Ever Been in Love? Almost, Maine is the Play for You!
There is nothing ‘almost’ about Almost, Maine. It is a thoroughly engaging and entertaining romantic comedy about the quest for enduring love – which, after all, is just about everyone’s ‘main’ pursuit at one time or another.
Now on stage at TheatreWorks in New Milford, the two-act play presents eight superb actors who portray 19 characters in nine simple, yet compelling vignettes, each examining a facet of the timeless struggle to express, receive and accept true love. If you think the angst of intense love is reserved only for teenagers, this play will happily show you otherwise.
The setting is a cold, Friday evening in winter, in a rural town called Almost, Maine. The town is so named because the residents just haven’t gotten around to actually organizing as a town. And it is an absolutely ideal metaphor that underscores the reluctance of the characters to take the giant step and express their affection -- along with the immense risk that comes from either acting or not acting on their romantic impulses.
Also key to the play’s success is its reliance on the general stereotypical view of rural Americans as somewhat inarticulate. It works here because there may be no time other time in our life when expressing our true feelings is so universally difficult.

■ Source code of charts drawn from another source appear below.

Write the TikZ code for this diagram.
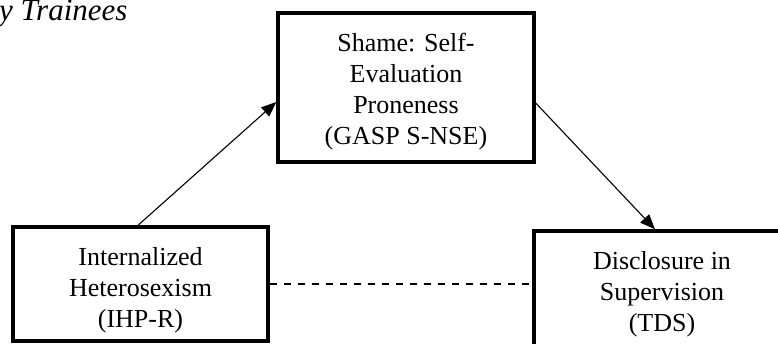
\documentclass[tikz,border=0pt]{standalone}
\usepackage{fontspec}
\setmainfont{Liberation Serif}
\usetikzlibrary{arrows.meta, positioning, calc}
\newcommand{\toppad}[1]{\rule{0pt}{#1}}
\tikzset{
  varbox/.style={
    draw, line width=3.4pt, align=center, fill=white,
    minimum width=256pt, minimum height=114pt, inner sep=0pt,
    font=\fontsize{26}{31}\selectfont
  },
  patharrow/.style={
    -{Triangle[length=15pt, width=12pt]}, line width=1.1pt
  },
  directpath/.style={
    dash pattern=on 7pt off 7pt, line width=1.4pt
  },
  titlelabel/.style={
    font=\fontsize{31}{36}\selectfont\itshape, inner sep=0pt, anchor=base west
  },
}

\begin{document}
\begin{tikzpicture}[x=1pt, y=-1pt]
  \useasboundingbox (0,0) rectangle (778,343);
  \clip (0,0) rectangle (778,343);

  % -- title (cut off) --
  \node[titlelabel] (title) at (-1, 20) {y Trainees};

  % -- mediator --
  \node[varbox, minimum height=149pt] (shame)
    at (406, 87.5) {\toppad{26pt}Shame: Self-\\Evaluation\\Proneness\\(GASP S-NSE)};

  % -- predictor and outcome --
  \node[varbox, minimum width=255pt] (ihs)
    at (140.5, 284) {\toppad{30pt}Internalized\\Heterosexism\\(IHP-R)};
  \node[varbox, minimum height=116pt] (tds)
    at (662, 289) {\toppad{28pt}Disclosure in\\Supervision\\(TDS)};

  % -- paths --
  \draw[patharrow] ([xshift=-2.5pt]ihs.north) -- ([yshift=-14.5pt]shame.west);
  \draw[patharrow] ([yshift=-15.5pt]shame.east) -- ([xshift=-7pt]tds.north);
  \draw[directpath] (ihs.east) -- (ihs.east -| tds.west);
\end{tikzpicture}
\end{document}
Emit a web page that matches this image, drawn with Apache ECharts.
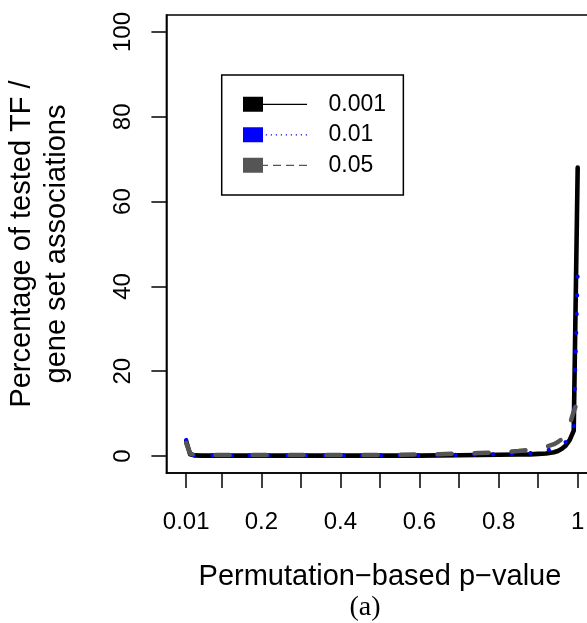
<!DOCTYPE html>
<html>
<head>
<meta charset="utf-8">
<script src="https://cdn.jsdelivr.net/npm/echarts@6/dist/echarts.min.js"></script>
<style>
html,body{margin:0;padding:0;background:#fff;}
#chart{width:587px;height:623px;}
</style>
</head>
<body>
<div id="chart"></div>
<script>
// ---- data ----
var xValues = [0.01,0.02,0.03,0.05,0.1,0.15,0.2,0.25,0.3,0.35,0.4,0.45,0.5,0.55,0.6,0.65,0.7,0.75,0.8,0.85,0.88,0.9,0.92,0.94,0.95,0.96,0.97,0.98,0.99,1.0];
var seriesNames = ['0.001','0.01','0.05'];
var s001  = [3.5,0.4,0.15,0.1,0.1,0.1,0.1,0.1,0.1,0.1,0.1,0.1,0.1,0.1,0.1,0.15,0.2,0.25,0.3,0.35,0.4,0.5,0.6,0.9,1.2,1.7,2.5,3.8,6.0,68];
var s01   = [3.8,0.4,0.2,0.15,0.15,0.15,0.15,0.15,0.15,0.15,0.15,0.15,0.15,0.18,0.2,0.25,0.3,0.35,0.45,0.6,0.7,0.9,1.3,1.8,2.1,2.6,3.3,4.3,5.8,43];
var s05   = [3.1,0.6,0.3,0.25,0.25,0.25,0.25,0.25,0.25,0.25,0.25,0.25,0.25,0.3,0.35,0.45,0.55,0.7,0.9,1.2,1.5,1.8,2.2,2.8,3.3,4.0,5.0,7.5,10.5,13];
var xTicks = [0.01,0.1,0.2,0.3,0.4,0.5,0.6,0.7,0.8,0.9,1.0];
var xTickLabels = [0.01,0.2,0.4,0.6,0.8,1];
var yTicks = [0,20,40,60,80,100];

function pairs(arr){ return xValues.map(function(x,i){ return [x, arr[i]]; }); }

var FONT = '"Liberation Sans", Arial, Helvetica, sans-serif';

var iconSolid = 'path://M0,0H20V15H0Z M20,6.9H64V8.1H20Z';
var dots = '';
for (var k = 0; k < 9; k++) { var x0 = 22.8 + 5*k; dots += ' M' + x0 + ',6.9H' + (x0+1.2) + 'V8.1H' + x0 + 'Z'; }
var iconDotted = 'path://M0,0H20V15H0Z' + dots;
var iconDashed = 'path://M0,0H20V15H0Z M20,6.9H25V8.1H20Z M30,6.9H38V8.1H30Z M43,6.9H51V8.1H43Z M56,6.9H64V8.1H56Z';

var chart = echarts.init(document.getElementById('chart'), null, {renderer:'canvas'});
chart.setOption({
  animation: false,
  backgroundColor: '#ffffff',
  textStyle: {fontFamily: FONT, color: '#000'},
  title: {
    text: '(a)',
    left: 365, top: 594,
    textAlign: 'center',
    padding: 0,
    textStyle: {fontFamily: '"Liberation Serif", "Times New Roman", serif', fontSize: 28, fontWeight: 'normal', color: '#000'}
  },
  grid: {
    left: 166.4, right: -6.5, top: 15, bottom: 150,
    show: true, borderColor: '#000', borderWidth: 1.5,
    outerBoundsMode: 'none', containLabel: false
  },
  legend: {
    orient: 'vertical',
    left: 221.7, top: 75,
    padding: [17.8, 17.3, 18.2, 21.3],
    itemGap: 7.5,
    itemWidth: 64, itemHeight: 15,
    borderColor: '#000', borderWidth: 1.5,
    selectedMode: false,
    textStyle: {fontFamily: FONT, fontSize: 23, color: '#000', padding: [0,0,0,16.5]},
    data: [
      {name: seriesNames[0], icon: iconSolid,  itemStyle: {color: '#000000', borderWidth: 0}},
      {name: seriesNames[1], icon: iconDotted, itemStyle: {color: '#0000ff', borderWidth: 0}},
      {name: seriesNames[2], icon: iconDashed, itemStyle: {color: '#555555', borderWidth: 0}}
    ]
  },
  xAxis: {
    type: 'value', min: -0.04, max: 1.04,
    name: 'Permutation\u2212based p\u2212value',
    nameLocation: 'middle', nameGap: 89,
    nameTextStyle: {fontFamily: FONT, fontSize: 29, color: '#000'},
    axisLine: {show: true, onZero: false, lineStyle: {color: '#000', width: 1.5}},
    axisTick: {show: true, length: 15, inside: false, customValues: xTicks, lineStyle: {color: '#000', width: 1.5}},
    axisLabel: {show: true, margin: 37.5, customValues: xTickLabels, fontFamily: FONT, fontSize: 24, color: '#000',
      formatter: function(v){ return String(v); }},
    splitLine: {show: false}
  },
  yAxis: {
    type: 'value', min: -4, max: 104,
    name: 'Percentage of tested TF /\ngene set associations',
    nameLocation: 'middle', nameGap: 91.5,
    nameTextStyle: {fontFamily: FONT, fontSize: 29, lineHeight: 35, color: '#000', align: 'center'},
    axisLine: {show: true, onZero: false, lineStyle: {color: '#000', width: 1.5}},
    axisTick: {show: true, length: 15, inside: false, customValues: yTicks, lineStyle: {color: '#000', width: 1.5}},
    axisLabel: {show: true, margin: 31.5, rotate: 90, customValues: yTicks, fontFamily: FONT, fontSize: 24, color: '#000'},
    splitLine: {show: false}
  },
  series: [
    {name: seriesNames[0], type: 'line', data: pairs(s001), symbol: 'none', showSymbol: false,
     color: '#000000', lineStyle: {color: '#000000', width: 4.6, type: 'solid', cap: 'round', join: 'round'}},
    {name: seriesNames[1], type: 'line', data: pairs(s01), symbol: 'none', showSymbol: false,
     color: '#0000ff', lineStyle: {color: '#0000ff', width: 4.2, type: [0.1, 18.6], cap: 'round', join: 'round'}},
    {name: seriesNames[2], type: 'line', data: pairs(s05), symbol: 'none', showSymbol: false,
     color: '#555555', lineStyle: {color: '#555555', width: 4.5, type: [14, 23], cap: 'round', join: 'round'}}
  ]
});
</script>
</body>
</html>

The play is exceedingly fast-paced, with crisply defined characters dealing with painful choices and realistic and attention-grabbing dialog. The staging and lighting is simple yet elegant and serves to focus attention on the various actors – all of whom are accomplished and give the play vibrancy and believability.
Two notable younger performers are Kelly McMurray and David Martin, who play five roles between them. Both attended the Canterbury School in New Milford and possess a slew of acting credentials. David plays both an overly logical character who seems unable to love because he is also unable to feel pain and later a gay character who is coming to grips with his just-discovered gayness. The scene where he and his lover are ‘falling’ in love is priceless. Kelly brings intensity to her roles, which helps to make palpable the frustration that can come when love is going awry.
Michael Ritts is an accomplished performer and well cast in his two roles where his ability to portray characters with a world-weary, get to the point demeanor just seems to make it all look easy.
Adrienne Mara Brown and Michael Wright team up in a very poignant vignette that centers on the dilemma that virtually who are in love face at one time or another -- the slow erosion of thoughtfulness that, if left unchecked, will eventually rob a relationship of passion. In another scene, Adrienne portrays a tomboyish character who breaks out of her self-imposed limits to discover her femininity.
Robin Maitland is superb in her two roles, the first a flower-child sort of character who simply camps out on the front lawn of a resident to witness the spectacle of the Northern Lights, and later as a successful career woman who returns after many years, having long regretted not responding to an offer of marriage.
Christopher Smith does an admirable job playing a simple sort of character reminiscent of Darrell, or his other brother Darrell, in the Bob Newhart Show, along with his other two roles, a gay man who has unwittingly fallen in love with his best friend, and a kind-hearted soul who gently lights a spark in Adrienne and opens a world of passion to her.
Stacey-Lee Erickson very effectively portrays a young lady who has found her true love, and tries to walk a fine line in acknowledging a previous relationship while let her would-be suitor know that it is over. She is even more powerful in her second role where she tries to end a relationship because she has been keeping track and has given far, far more than she has received in return.
There is something for everyone in this play and it would be perfect to stage on Valentine’s Day. Fortunately, you don’t have to wait that long. You can see it as soon as this weekend.